“They” say that travel broadens one’s intellectual horizons, and that’s probably true. For me, travel to another country, where beauty was defined differently than it was in America, was a lifeline . . .

On Being Fat in a Thin World

Michelangelo could have used me for the sibyls of his Sistine Chapel. Ruben might have made me immortal, instead of the strawberry blond who now graces his canvases. The native Hawaiians would have dethroned Queen Leilani to place me in her stead. Yet in the thin world in which I live, I cannot be a beautiful woman.
Being fat shapes the mind and the heart just as surely as being female or being black, not because being fat is significant, but because others think it is. And eventually so do we. Being fat makes us neuter. No one imagines that we might be romantic, perhaps even passionate. Shrouded in dark colors, all crumpled in on ourselves, we hide the bodies too big to be beautiful.
When I graduated from high school, Twiggy was the model of the year, her curveless body an ideal my thinnest friends could not approach. I had always described myself as chubby” or pleasingly plump.” At eighteen, a navy blue hulk, scrunching my lonely way through life, I realized I was fat,” and “fat” was oh so ugly. I would have been ugly all my life, had I never visited Italy.
I arrived in Italy in the company of skinny boys and slender girls. I ignored the whistles, knowing full well they could never be meant for me, nor need I fear the infamous Italian pinchers. My thin friends had little luck hailing a cab, until suddenly one screeched to a halt in front of us, the driver jumped out, took off his hat, and bowed chivalrously to me. Though I knew no Italian, I understood what his “elegante” meant and that it was meant for me. In Italy, for the first time in my life, I was beautiful.
Even today, I am surprised at the impact of that one moment. I could never have been beautiful, not even to myself, without Italy.
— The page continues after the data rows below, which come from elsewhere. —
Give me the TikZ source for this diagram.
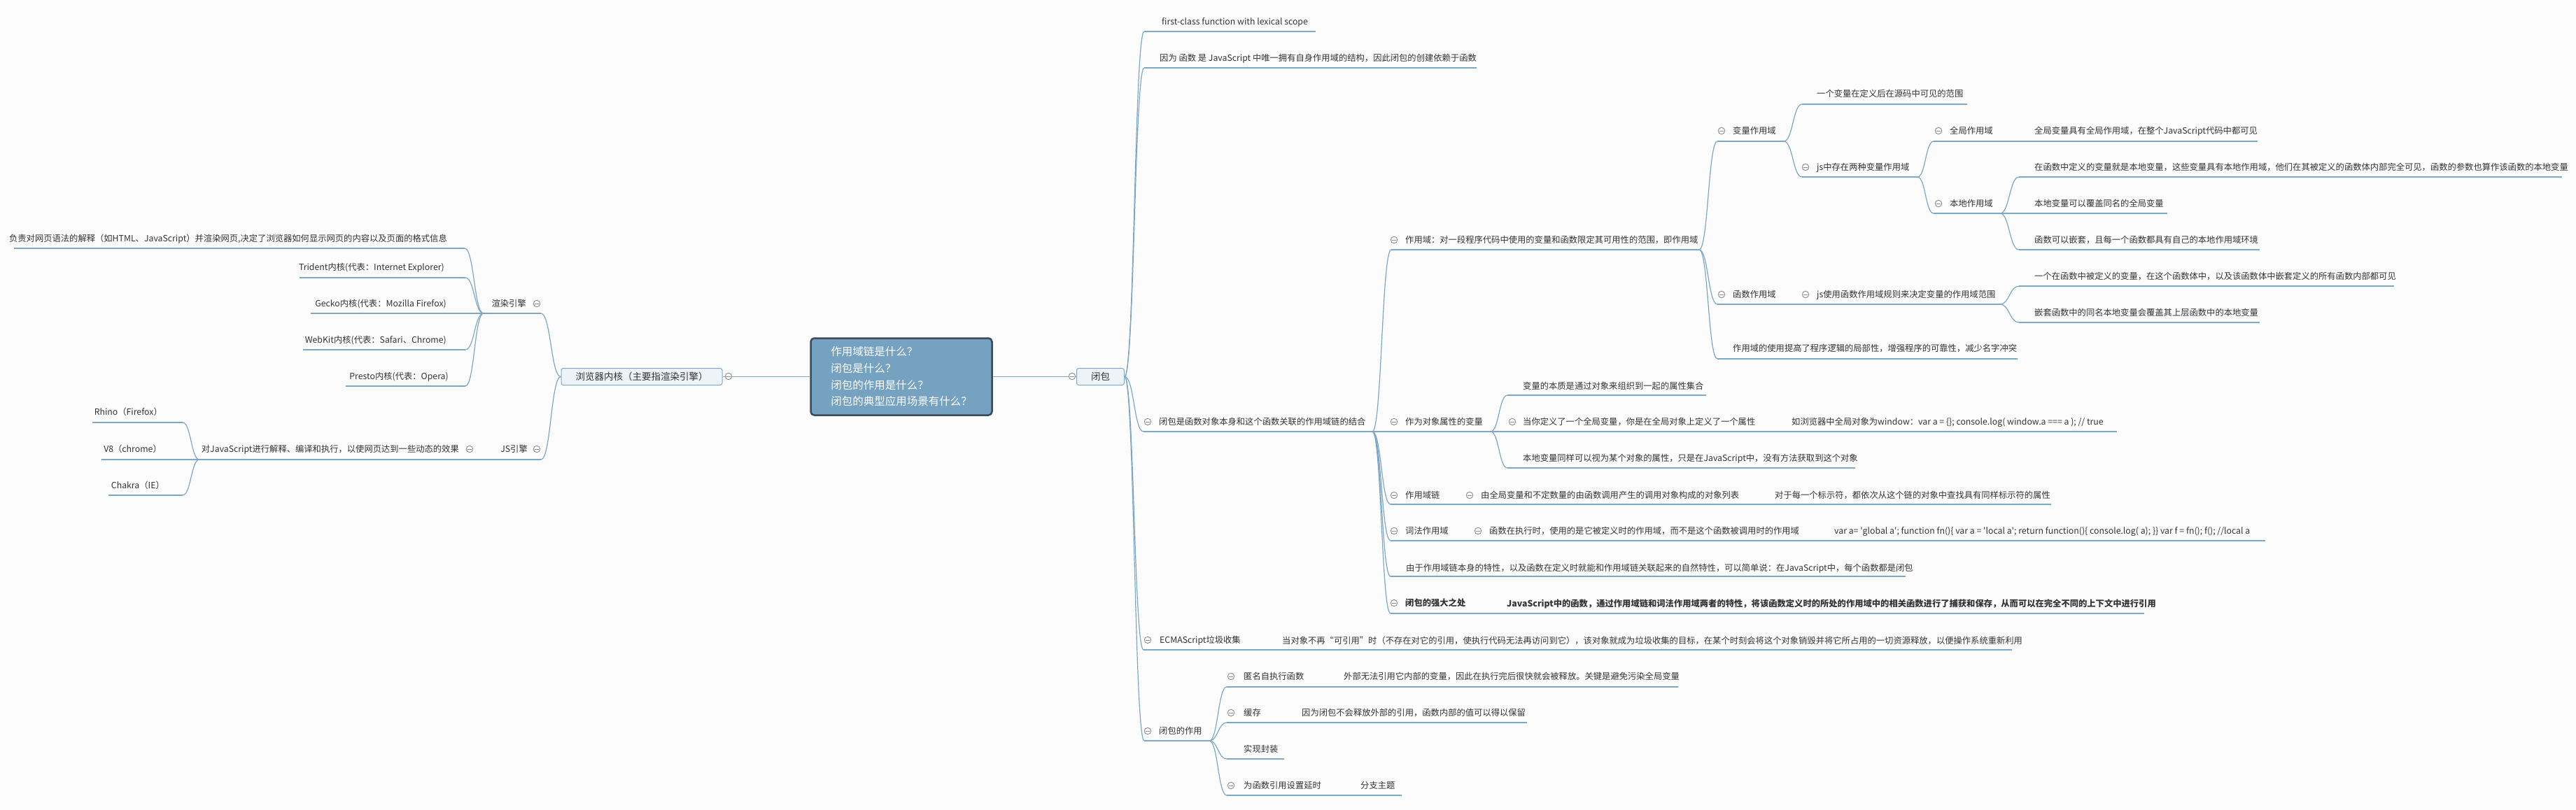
\documentclass[tikz,border=0pt]{standalone}
\usepackage{fontspec}
\setmainfont{Noto Sans CJK SC}
\usetikzlibrary{calc}
\definecolor{bgc}{HTML}{FCFCFC}
\definecolor{linec}{HTML}{7EA6C6}
\definecolor{txtc}{HTML}{333333}
\definecolor{circc}{HTML}{8C8C8C}
\definecolor{rootf}{HTML}{74A2C0}
\definecolor{rootd}{HTML}{3A4B5B}
\definecolor{boxf}{HTML}{EEF3F8}
\definecolor{boxd}{HTML}{82A7C4}
\newcommand\mmfs{\fontsize{12.3pt}{14pt}\selectfont}
\newcommand\mmR[4]{\node[rt] (#1) at (#2,#3+4.4) {#4};}
\newcommand\mmL[4]{\node[lt] (#1) at (#2,#3+4.4) {#4};}
\newcommand\mmC[3]{\node[cir] (#1) at (#2,#3) {};}
\newcommand\mmU[4]{\coordinate (#1a) at (#2,#4); \coordinate (#1b) at (#3,#4); \draw[conn] (#1a) -- (#1b);}
\newcommand\mmV[2]{\draw[conn] let \p1=(#1), \p2=(#2) in (\p1) .. controls ({0.5*\x1+0.5*\x2},\y1) and ({0.5*\x1+0.5*\x2},\y2) .. (\p2);}
\tikzset{
  conn/.style={draw=linec, line width=1.2pt},
  rt/.style={anchor=base west, inner sep=0pt, text=txtc, font=\mmfs},
  lt/.style={anchor=base east, inner sep=0pt, text=txtc, font=\mmfs},
  cir/.style={circle, draw=circc, fill=white, line width=0.9pt, minimum size=9.5pt, inner sep=0pt,
    path picture={\draw[circc, line width=0.9pt] ([xshift=-2.6pt]path picture bounding box.center) -- ([xshift=2.6pt]path picture bounding box.center);}},
  topbox/.style={draw=boxd, fill=boxf, line width=1pt, rounded corners=3pt, minimum height=24pt, inner sep=0pt, text=txtc, font=\fontsize{13.5pt}{15pt}\selectfont},
}
\begin{document}
\begin{tikzpicture}[x=1pt,y=-1pt]
\useasboundingbox (0,0) rectangle (3681,1158);
\fill[bgc] (0,0) rectangle (3681,1158);

% ---------- central nodes ----------
\node[draw=rootd, fill=rootf, line width=2.5pt, rounded corners=5pt, minimum width=259pt, minimum height=110pt,
      text=white, align=left, inner sep=0pt, font=\fontsize{15.5pt}{23.7pt}\selectfont] (root) at (1288,538.5)
      {作用域链是什么？\\闭包是什么？\\闭包的作用是什么？\\闭包的典型应用场景有什么？};
\node[topbox, minimum width=68pt] (b) at (1572.5,538.5) {闭包};
\node[topbox, minimum width=230pt] (lb) at (917,538.5) {浏览器内核（主要指渲染引擎）};
\draw[conn] (root.east) -- (b.west);
\draw[conn] (root.west) -- (lb.east);
\mmC{bc}{1532}{538}
\mmC{lbc}{1041}{538}

% ---------- left side ----------
\mmU{re}{691}{773}{448}
\mmU{js}{686}{773}{657}
\mmU{dj}{285}{686}{657}
\mmU{fz}{20}{664}{355}
\mmU{tr}{428}{665}{397}
\mmU{ge}{444}{691}{448}
\mmU{wk}{433}{665}{500}
\mmU{pr}{494}{665}{552}
\mmU{rh}{132}{261}{604}
\mmU{v}{145}{285}{657}
\mmU{ch}{155}{261}{708}
\mmV{lb.west}{reb}
\mmV{lb.west}{jsb}
\mmV{rea}{fzb}
\mmV{rea}{trb}
\mmV{rea}{wkb}
\mmV{rea}{prb}
\mmV{dja}{rhb}
\mmV{dja}{chb}

\mmL{ret}{752}{434}{渲染引擎}
\mmC{rec}{767}{434}
\mmL{jst}{754}{642}{JS引擎}
\mmC{jsc}{767}{642}
\mmL{djt}{656}{642}{对JavaScript进行解释、编译和执行，以使网页达到一些动态的效果}
\mmC{djc}{671}{642}
\mmL{fzt}{639}{341}{负责对网页语法的解释（如HTML、JavaScript）并渲染网页,决定了浏览器如何显示网页的内容以及页面的格式信息}
\mmL{trt}{635}{382}{Trident内核(代表：Internet Explorer)}
\mmL{get}{638}{434}{Gecko内核(代表：Mozilla Firefox)}
\mmL{wkt}{638}{486}{WebKit内核(代表：Safari、Chrome)}
\mmL{prt}{641}{538}{Presto内核(代表：Opera)}
\mmL{rht}{232}{589}{Rhino（Firefox）}
\mmL{vt}{231}{642}{V8（chrome）}
\mmL{cht}{235}{694}{Chakra（IE）}

% ---------- right side: level 1 ----------
\mmU{fc}{1635}{1880}{45}
\mmU{yw}{1635}{2110}{97}
\mmU{bb}{1634}{1961}{617}
\mmU{ec}{1634}{2875}{929}
\mmU{bz}{1635}{1728}{1059}
\mmV{b.east}{fca}
\mmV{b.east}{ywa}
\mmV{b.east}{bba}
\mmV{b.east}{eca}
\mmV{b.east}{bza}

\mmR{fct}{1660}{31}{first-class function with lexical scope}
\mmR{ywt}{1657}{83}{因为 函数 是 JavaScript 中唯一拥有自身作用域的结构，因此闭包的创建依赖于函数}
\mmC{bbc}{1640}{603}
\mmR{bbt}{1656}{603}{闭包是函数对象本身和这个函数关联的作用域链的结合}
\mmC{ecc}{1640}{915}
\mmR{ect}{1657}{915}{ECMAScript垃圾收集}
\mmR{ect2}{1832}{916}{当对象不再“可引用”时（不存在对它的引用，使执行代码无法再访问到它），该对象就成为垃圾收集的目标，在某个时刻会将这个对象销毁并将它所占用的一切资源释放，以便操作系统重新利用}
\mmC{bzc}{1640}{1045}
\mmR{bzt}{1656}{1045}{闭包的作用}

% ---------- 闭包是函数对象... children ----------
\mmU{zy}{1988}{2428}{357}
\mmU{ov}{1961}{2130}{617}
\mmU{ln}{1987}{2931}{721}
\mmU{cf}{1987}{3237}{773}
\mmU{yu}{1987}{2723}{824}
\mmU{qd}{1987}{3064}{877}
\mmV{bbb}{zya}
\mmV{bbb}{lna}
\mmV{bbb}{cfa}
\mmV{bbb}{yua}
\mmV{bbb}{qda}

\mmC{zyc}{1992}{343}
\mmR{zyt}{2008}{343}{作用域：对一段程序代码中使用的变量和函数限定其可用性的范围，即作用域}
\mmC{ovc}{1992}{603}
\mmR{ovt}{2008}{603}{作为对象属性的变量}
\mmC{lnc}{1992}{708}
\mmR{lnt}{2008}{708}{作用域链}
\mmC{lnc2}{2100}{708}
\mmR{lnt2}{2116}{708}{由全局变量和不定数量的由函数调用产生的调用对象构成的对象列表}
\mmR{lnt3}{2536}{708}{对于每一个标示符，都依次从这个链的对象中查找具有同样标示符的属性}
\mmC{cfc}{1992}{759}
\mmR{cft}{2008}{759}{词法作用域}
\mmC{cfc2}{2112}{759}
\mmR{cft2}{2128}{759}{函数在执行时，使用的是它被定义时的作用域，而不是这个函数被调用时的作用域}
\mmR{cft3}{2621}{759}{var a= \textquotesingle global a\textquotesingle; function fn()\{ var a = \textquotesingle local a\textquotesingle; return function()\{ console.log( a); \}\} var f = fn(); f(); //local a}
\mmR{yut}{2009}{812}{由于作用域链本身的特性，以及函数在定义时就能和作用域链关联起来的自然特性，可以简单说：在JavaScript中，每个函数都是闭包}
\mmC{qdc}{1992}{862}
\mmR{qdt}{2008}{862}{\bfseries 闭包的强大之处}
\mmR{qdt2}{2153}{863}{\bfseries JavaScript中的函数，通过作用域链和词法作用域两者的特性，将该函数定义时的所处的作用域中的相关函数进行了捕获和保存，从而可以在完全不同的上下文中进行引用}

% ---------- 作为对象属性的变量 children ----------
\mmU{vb}{2154}{2438}{565}
\mmU{dn}{2130}{3025}{617}
\mmU{bt}{2154}{2651}{669}
\mmV{ovb}{vba}
\mmV{ovb}{bta}
\mmR{vbt}{2176}{552}{变量的本质是通过对象来组织到一起的属性集合}
\mmC{dnc}{2161}{603}
\mmR{dnt}{2176}{603}{当你定义了一个全局变量，你是在全局对象上定义了一个属性}
\mmR{dnt2}{2560}{603}{如浏览器中全局对象为window：var a = \{\}; console.log( window.a === a ); // true}
\mmR{btt}{2176}{655}{本地变量同样可以视为某个对象的属性，只是在JavaScript中，没有方法获取到这个对象}

% ---------- 作用域 children ----------
\mmU{bl}{2454}{2549}{202}
\mmU{hs}{2454}{2858}{435}
\mmU{sy}{2454}{2883}{513}
\mmV{zyb}{bla}
\mmV{zyb}{hsa}
\mmV{zyb}{sya}
\mmC{blc}{2460}{187}
\mmR{blt}{2476}{187}{变量作用域}
\mmC{hsc}{2460}{421}
\mmR{hst}{2476}{421}{函数作用域}
\mmC{hsc2}{2580}{421}
\mmR{hst2}{2596}{421}{js使用函数作用域规则来决定变量的作用域范围}
\mmR{syt}{2476}{498}{作用域的使用提高了程序逻辑的局部性，增强程序的可靠性，减少名字冲突}

\mmU{yg}{2575}{2811}{149}
\mmU{lz}{2575}{2740}{253}
\mmV{blb}{yga}
\mmV{blb}{lza}
\mmR{ygt}{2596}{134}{一个变量在定义后在源码中可见的范围}
\mmC{lzc}{2580}{239}
\mmR{lzt}{2596}{239}{js中存在两种变量作用域}

\mmU{qj}{2763}{3226}{202}
\mmU{bd}{2763}{2858}{305}
\mmV{lzb}{qja}
\mmV{lzb}{bda}
\mmC{qjc}{2770}{187}
\mmR{qjt}{2786}{187}{全局作用域}
\mmR{qjt2}{2907}{187}{全局变量具有全局作用域，在整个JavaScript代码中都可见}
\mmC{bdc}{2770}{291}
\mmR{bdt}{2786}{291}{本地作用域}

\mmU{ka}{2885}{3661}{253}
\mmU{kb}{2858}{3097}{305}
\mmU{kc}{2885}{3229}{357}
\mmV{bdb}{kaa}
\mmV{bdb}{kca}
\mmR{kat}{2907}{239}{在函数中定义的变量就是本地变量，这些变量具有本地作用域，他们在其被定义的函数体内部完全可见，函数的参数也算作该函数的本地变量}
\mmR{kbt}{2907}{291}{本地变量可以覆盖同名的全局变量}
\mmR{kct}{2907}{343}{函数可以嵌套，且每一个函数都具有自己的本地作用域环境}

\mmU{ha}{2885}{3421}{409}
\mmU{hb}{2885}{3229}{461}
\mmV{hsb}{haa}
\mmV{hsb}{hba}
\mmR{hat}{2907}{395}{一个在函数中被定义的变量，在这个函数体中，以及该函数体中嵌套定义的所有函数内部都可见}
\mmR{hbt}{2907}{447}{嵌套函数中的同名本地变量会覆盖其上层函数中的本地变量}

% ---------- 闭包的作用 children ----------
\mmU{na}{1753}{2398}{982}
\mmU{nb}{1753}{2182}{1033}
\mmU{nc}{1753}{1835}{1085}
\mmU{nd}{1753}{2003}{1137}
\mmV{bzb}{naa}
\mmV{bzb}{nba}
\mmV{bzb}{nca}
\mmV{bzb}{nda}
\mmC{nac}{1759}{967}
\mmR{nat}{1777}{967}{匿名自执行函数}
\mmR{nat2}{1920}{967}{外部无法引用它内部的变量，因此在执行完后很快就会被释放。关键是避免污染全局变量}
\mmC{nbc}{1759}{1019}
\mmR{nbt}{1777}{1019}{缓存}
\mmR{nbt2}{1860}{1019}{因为闭包不会释放外部的引用，函数内部的值可以得以保留}
\mmR{nct}{1777}{1071}{实现封装}
\mmC{ndc}{1759}{1123}
\mmR{ndt}{1777}{1123}{为函数引用设置延时}
\mmR{ndt2}{1944}{1123}{分支主题}
\end{tikzpicture}
\end{document}
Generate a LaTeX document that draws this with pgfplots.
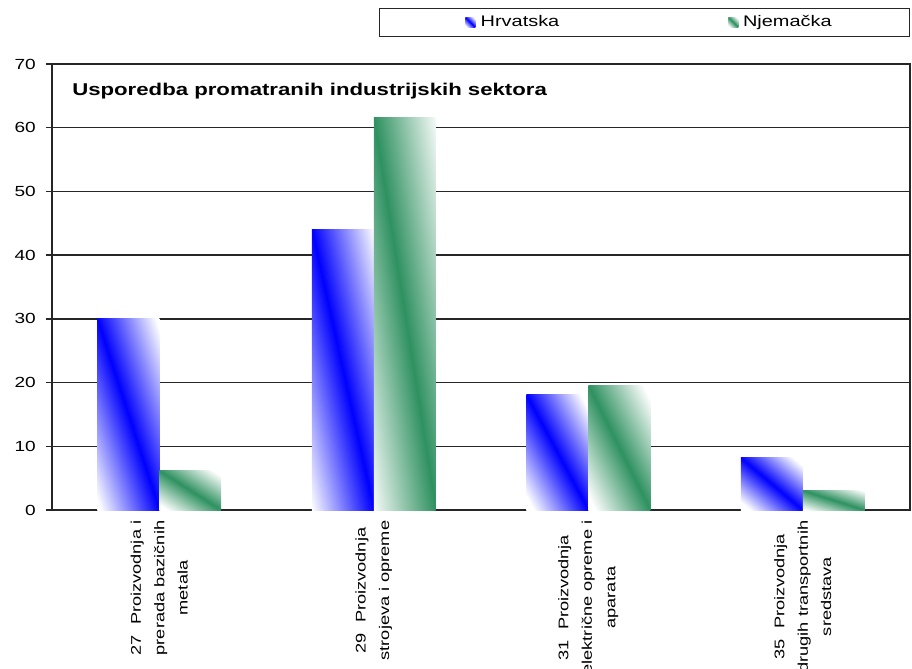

That sincere, gracious gesture has been an enduring Valentine. If I smile and walk with head held high, wearing bright red and flirting with assurance, it is because I carry the memory of a thirty-year-old compliment. Although today I must live, day by day, in a thin world which never entertains the possibility of beauty, jumbo-size, I move through that world shielded by a moment of traffic-stopping Beauty.